**Goal of the exercise**
In the listing that follows, retype every line from the first through the one containing "ax.plot([pos_av], [no1_av], 'o', color='black', ms=ms, zorder=3)". Pictures are to be left out.

**Given material**

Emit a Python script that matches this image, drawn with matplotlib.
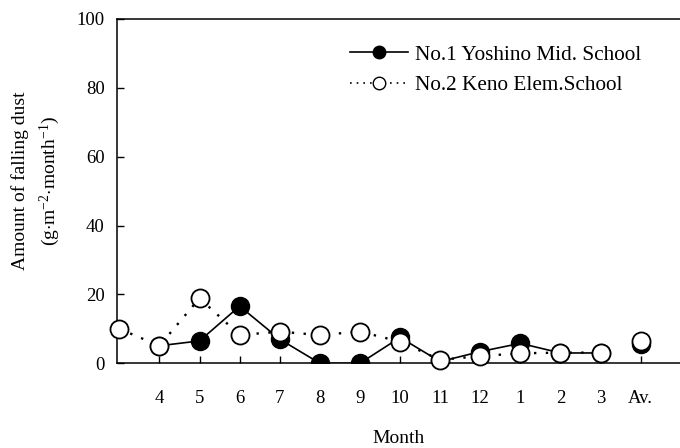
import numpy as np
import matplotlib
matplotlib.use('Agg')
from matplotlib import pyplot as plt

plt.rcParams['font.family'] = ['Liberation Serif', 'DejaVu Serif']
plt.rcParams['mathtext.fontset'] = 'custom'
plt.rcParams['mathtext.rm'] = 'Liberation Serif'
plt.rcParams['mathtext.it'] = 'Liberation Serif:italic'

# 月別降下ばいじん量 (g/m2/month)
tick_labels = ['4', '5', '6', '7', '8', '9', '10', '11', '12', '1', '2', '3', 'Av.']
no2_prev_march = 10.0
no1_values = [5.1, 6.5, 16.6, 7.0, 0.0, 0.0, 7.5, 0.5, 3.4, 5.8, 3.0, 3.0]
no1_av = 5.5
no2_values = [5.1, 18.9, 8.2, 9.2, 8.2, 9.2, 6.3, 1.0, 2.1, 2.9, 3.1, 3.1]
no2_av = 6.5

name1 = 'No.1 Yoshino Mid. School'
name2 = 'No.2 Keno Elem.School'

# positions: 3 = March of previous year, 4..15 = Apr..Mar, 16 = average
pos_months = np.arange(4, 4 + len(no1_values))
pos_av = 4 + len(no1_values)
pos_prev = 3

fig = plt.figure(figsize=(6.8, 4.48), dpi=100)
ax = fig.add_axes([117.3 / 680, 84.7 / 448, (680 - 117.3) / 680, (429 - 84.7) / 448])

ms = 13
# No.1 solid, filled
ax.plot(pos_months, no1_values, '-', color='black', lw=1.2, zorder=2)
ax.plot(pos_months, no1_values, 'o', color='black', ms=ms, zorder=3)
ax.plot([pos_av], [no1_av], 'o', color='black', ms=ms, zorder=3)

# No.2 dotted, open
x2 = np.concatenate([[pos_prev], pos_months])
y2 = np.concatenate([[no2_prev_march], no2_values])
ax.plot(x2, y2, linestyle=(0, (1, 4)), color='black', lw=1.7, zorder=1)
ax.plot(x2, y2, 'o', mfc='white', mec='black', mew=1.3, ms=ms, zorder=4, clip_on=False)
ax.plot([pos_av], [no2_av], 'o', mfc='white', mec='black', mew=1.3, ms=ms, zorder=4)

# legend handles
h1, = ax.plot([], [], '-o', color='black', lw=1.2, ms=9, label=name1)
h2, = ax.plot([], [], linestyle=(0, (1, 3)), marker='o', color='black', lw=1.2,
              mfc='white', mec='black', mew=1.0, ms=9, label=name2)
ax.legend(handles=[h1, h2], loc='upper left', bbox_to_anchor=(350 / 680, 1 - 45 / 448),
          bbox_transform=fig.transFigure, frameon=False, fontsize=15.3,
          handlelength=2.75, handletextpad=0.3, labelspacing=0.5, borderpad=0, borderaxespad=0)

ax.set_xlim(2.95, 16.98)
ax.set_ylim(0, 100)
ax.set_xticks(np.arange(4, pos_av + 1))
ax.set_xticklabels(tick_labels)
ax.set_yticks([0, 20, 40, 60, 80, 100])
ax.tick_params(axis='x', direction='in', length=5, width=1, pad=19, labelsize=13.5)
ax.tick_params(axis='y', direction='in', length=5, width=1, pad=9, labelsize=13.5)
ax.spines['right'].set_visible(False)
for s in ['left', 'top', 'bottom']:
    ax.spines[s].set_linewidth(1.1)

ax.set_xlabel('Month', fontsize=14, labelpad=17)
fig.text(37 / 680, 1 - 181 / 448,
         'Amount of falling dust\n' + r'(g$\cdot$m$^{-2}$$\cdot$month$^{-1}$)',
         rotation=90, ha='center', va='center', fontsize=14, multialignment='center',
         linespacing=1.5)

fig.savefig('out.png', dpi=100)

**Complete output**
Emit a Python script that matches this image, drawn with matplotlib.
import numpy as np
import matplotlib
matplotlib.use('Agg')
from matplotlib import pyplot as plt

plt.rcParams['font.family'] = ['Liberation Serif', 'DejaVu Serif']
plt.rcParams['mathtext.fontset'] = 'custom'
plt.rcParams['mathtext.rm'] = 'Liberation Serif'
plt.rcParams['mathtext.it'] = 'Liberation Serif:italic'

# 月別降下ばいじん量 (g/m2/month)
tick_labels = ['4', '5', '6', '7', '8', '9', '10', '11', '12', '1', '2', '3', 'Av.']
no2_prev_march = 10.0
no1_values = [5.1, 6.5, 16.6, 7.0, 0.0, 0.0, 7.5, 0.5, 3.4, 5.8, 3.0, 3.0]
no1_av = 5.5
no2_values = [5.1, 18.9, 8.2, 9.2, 8.2, 9.2, 6.3, 1.0, 2.1, 2.9, 3.1, 3.1]
no2_av = 6.5

name1 = 'No.1 Yoshino Mid. School'
name2 = 'No.2 Keno Elem.School'

# positions: 3 = March of previous year, 4..15 = Apr..Mar, 16 = average
pos_months = np.arange(4, 4 + len(no1_values))
pos_av = 4 + len(no1_values)
pos_prev = 3

fig = plt.figure(figsize=(6.8, 4.48), dpi=100)
ax = fig.add_axes([117.3 / 680, 84.7 / 448, (680 - 117.3) / 680, (429 - 84.7) / 448])

ms = 13
# No.1 solid, filled
ax.plot(pos_months, no1_values, '-', color='black', lw=1.2, zorder=2)
ax.plot(pos_months, no1_values, 'o', color='black', ms=ms, zorder=3)
ax.plot([pos_av], [no1_av], 'o', color='black', ms=ms, zorder=3)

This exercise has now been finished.